Bug 1400

Summary: tcp valgrind errors due to rtt estimator changes
Product: ns-3 Reporter: Tom Henderson <tomh>
Component: tcpAssignee: Adrian S.-W. Tam <adrian.sw.tam>
Status: RESOLVED FIXED    
Severity: normal CC: ns-bugs
Priority: P5    
Version: pre-release   
Hardware: All   
OS: All   

Description Tom Henderson 2012-03-27 16:50:41 UTC
while testing for bug 1399, I found unexpected behavior when running the test-runner binary outside of test.py.  While ./test.py produced consistent results (failing the test at all times), running test-runner under waf produced inconsistent results, sometimes passing and sometimes failing.

Here is an example:

1) checkout a version of ns-3 that has a broken test (test traces are not correct):
[tomh@ns-test ns-3-dev]$ hg co -r c4c585d16c68

[tomh@ns-test ns-3-dev]$ hg sum
parent: 7801:c4c585d16c68
 repair broken nsc workaround that was uncovered by the fix in changeset 62dee74
123ca

2) now run this repeatedly:

[tomh@ns-test ns-3-dev]$ ./waf --run "test-runner --suite=routing-aodv-regression"
Waf: Entering directory `/home/tomh/ns-3-allinone/ns-3-dev/build'
Waf: Leaving directory `/home/tomh/ns-3-allinone/ns-3-dev/build'
'build' finished successfully (2.865s)
PASS routing-aodv-regression 0.420ms

[tomh@ns-test ns-3-dev]$ ./waf --run "test-runner --suite=routing-aodv-regressio
n"
Waf: Entering directory `/home/tomh/ns-3-allinone/ns-3-dev/build'
Waf: Leaving directory `/home/tomh/ns-3-allinone/ns-3-dev/build'
'build' finished successfully (2.861s)
PASS routing-aodv-regression 0.420ms

[tomh@ns-test ns-3-dev]$ ./waf --run "test-runner --suite=routing-aodv-regressio
n"
Waf: Entering directory `/home/tomh/ns-3-allinone/ns-3-dev/build'
Waf: Leaving directory `/home/tomh/ns-3-allinone/ns-3-dev/build'
'build' finished successfully (2.851s)
FAIL routing-aodv-regression 0.430ms

However, "./test.py -s routing-aodv-regression" always fails in this case.

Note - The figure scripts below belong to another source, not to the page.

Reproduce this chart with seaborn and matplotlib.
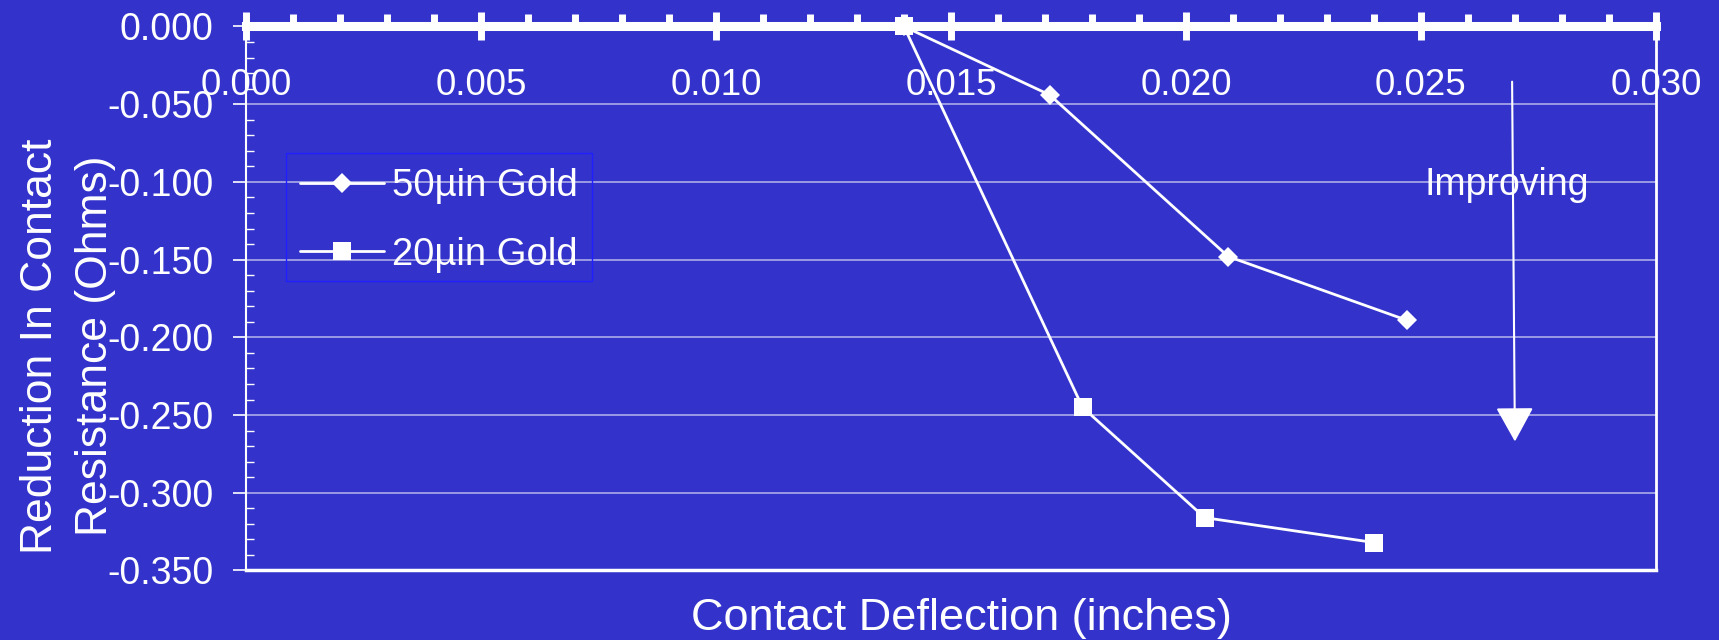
import matplotlib
matplotlib.use("Agg")
import matplotlib.pyplot as plt
import pandas as pd
import seaborn as sns
from matplotlib.patches import Rectangle
from matplotlib.ticker import MultipleLocator, FormatStrFormatter

# Contact deflection (inches) vs. change in contact resistance (Ohms)
deflection_50 = [0.0140, 0.0171, 0.0209, 0.0247]
resistance_50 = [0.000, -0.044, -0.148, -0.189]
deflection_20 = [0.0140, 0.0178, 0.0204, 0.0240]
resistance_20 = [0.000, -0.245, -0.316, -0.332]
series_names = ["50µin Gold", "20µin Gold"]

BG = "#3333CC"
FG = "white"

sns.set_style("ticks", {"axes.facecolor": BG, "figure.facecolor": BG})
plt.rcParams["font.family"] = ["Liberation Sans", "DejaVu Sans"]
plt.rcParams["axes.unicode_minus"] = False

fig = plt.figure(figsize=(17.19, 6.4), dpi=100, facecolor=BG)
ax = fig.add_axes([0.1431, 0.1086, 0.8202, 0.85])
ax.set_facecolor(BG)

df50 = pd.DataFrame({"x": deflection_50, "y": resistance_50})
df20 = pd.DataFrame({"x": deflection_20, "y": resistance_20})

sns.lineplot(data=df50, x="x", y="y", ax=ax, color=FG, marker="D",
             markersize=10.5, markeredgewidth=0, lw=2,
             label=series_names[0], clip_on=False, zorder=5)
sns.lineplot(data=df20, x="x", y="y", ax=ax, color=FG, marker="s",
             markersize=13, markeredgewidth=0, lw=2,
             label=series_names[1], clip_on=False, zorder=5)

ax.set_xlim(0, 0.030)
ax.set_ylim(-0.35, 0)

# spines
for side, lw in {"top": 6.5, "left": 1.5, "right": 2.0, "bottom": 2.5}.items():
    ax.spines[side].set_visible(True)
    ax.spines[side].set_color(FG)
    ax.spines[side].set_linewidth(lw)

# x axis lives on the zero line at the top, labels hang beneath it
ax.xaxis.set_ticks_position("top")
ax.xaxis.set_major_locator(MultipleLocator(0.005))
ax.xaxis.set_minor_locator(MultipleLocator(0.001))
ax.xaxis.set_major_formatter(FormatStrFormatter("%.3f"))
ax.tick_params(axis="x", which="major", direction="inout", length=20, width=5,
               color=FG, labelsize=26.5, labelcolor=FG, pad=-65,
               top=True, bottom=False, labeltop=True, labelbottom=False)
ax.tick_params(axis="x", which="minor", direction="out", length=8.6, width=5,
               color=FG, top=True, bottom=False)

ax.yaxis.set_major_locator(MultipleLocator(0.05))
ax.yaxis.set_minor_locator(MultipleLocator(0.01))
ax.yaxis.set_major_formatter(FormatStrFormatter("%.3f"))
ax.tick_params(axis="y", which="major", direction="out", length=9.4, width=1.2,
               color=FG, labelsize=27, labelcolor=FG, pad=14)
ax.tick_params(axis="y", which="minor", direction="in", length=6, width=1,
               color=FG)

ax.yaxis.grid(True, which="major", color="#c8c8f0", alpha=0.75, lw=1.3)
ax.xaxis.grid(False)

ax.set_xlabel("Contact Deflection (inches)", fontsize=32.5, color=FG)
ax.xaxis.set_label_position("bottom")
ax.xaxis.set_label_coords(0.5075, -0.050)
ax.set_ylabel("Reduction In Contact\nResistance (Ohms)", fontsize=32,
              color=FG, linespacing=1.45)
ax.yaxis.set_label_coords(-0.0922, 0.4127)

# legend with a plain rectangular border
leg = ax.legend(loc="upper left", bbox_to_anchor=(0.0383, 0.739),
                borderaxespad=0, borderpad=0, frameon=False, fontsize=27.5,
                labelcolor=FG, handlelength=2.2, handletextpad=0.2,
                labelspacing=0.84)
ax.add_patch(Rectangle((0.0284, 0.5322), 0.2172, 0.2358, transform=ax.transAxes,
                       fill=False, edgecolor="#1f1fff", lw=1, zorder=6))

# "Improving" arrow
ax.annotate("", xy=(0.0270, -0.267), xytext=(0.02694, -0.0355),
            arrowprops=dict(arrowstyle="-|>,head_length=2.16,head_width=1.19",
                            color=FG, lw=1.5, shrinkA=0, shrinkB=0,
                            mutation_scale=10))
ax.text(0.02682, -0.1084, "Improving", ha="center", va="baseline",
        fontsize=27, color=FG)

fig.savefig("out.png", dpi=100, facecolor=BG)
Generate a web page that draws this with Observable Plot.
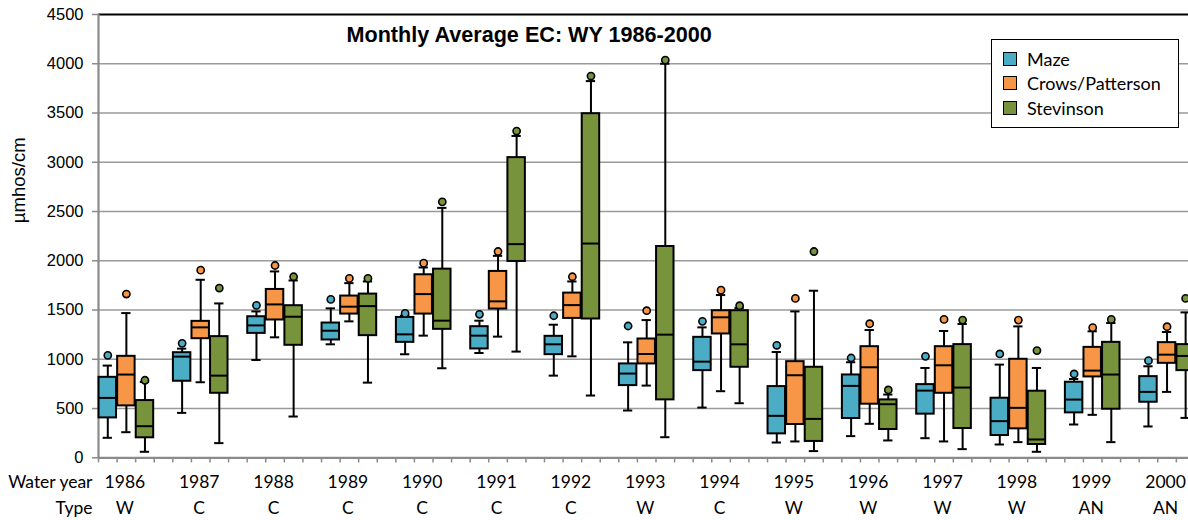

I could not detect a pattern; sometimes test-runner passes, sometimes it fails.
Comment 1 Tom Henderson 2012-03-27 19:48:36 UTC
Well, I have some evidence now that this is an artifact of some memory errors in the rtt estimator as patched recently for bug 1351.  There are uninitialized conditional jump/move events that could account for the behavior observed.  I am working on this.
Comment 2 Tommaso Pecorella 2012-03-28 13:55:56 UTC
I double checked RTT estimation code and it seems to be ok. Maybe (just a hint) it's some dirty memory overlapping with RTEstimation.

T.
Comment 3 Tommaso Pecorella 2012-03-28 14:13:56 UTC
One thing I noticed (dunno if it's important, maybe):

RttEstimator::GetTypeId (void)
{
  static TypeId tid = TypeId ("ns3::RttEstimator")
    .SetParent<Object> ()
[...]

The line:
    .AddConstructor<RttEstimator> ()
is missing.

I don't know if it's important and the outcomes of this.

T.
Comment 4 Tom Henderson 2012-04-04 13:16:00 UTC
These valgrind issues were fixed in 6c1a7055aeba.  However, RTTEstimator class still needs some unit testing.  I will close this and open a separate issue.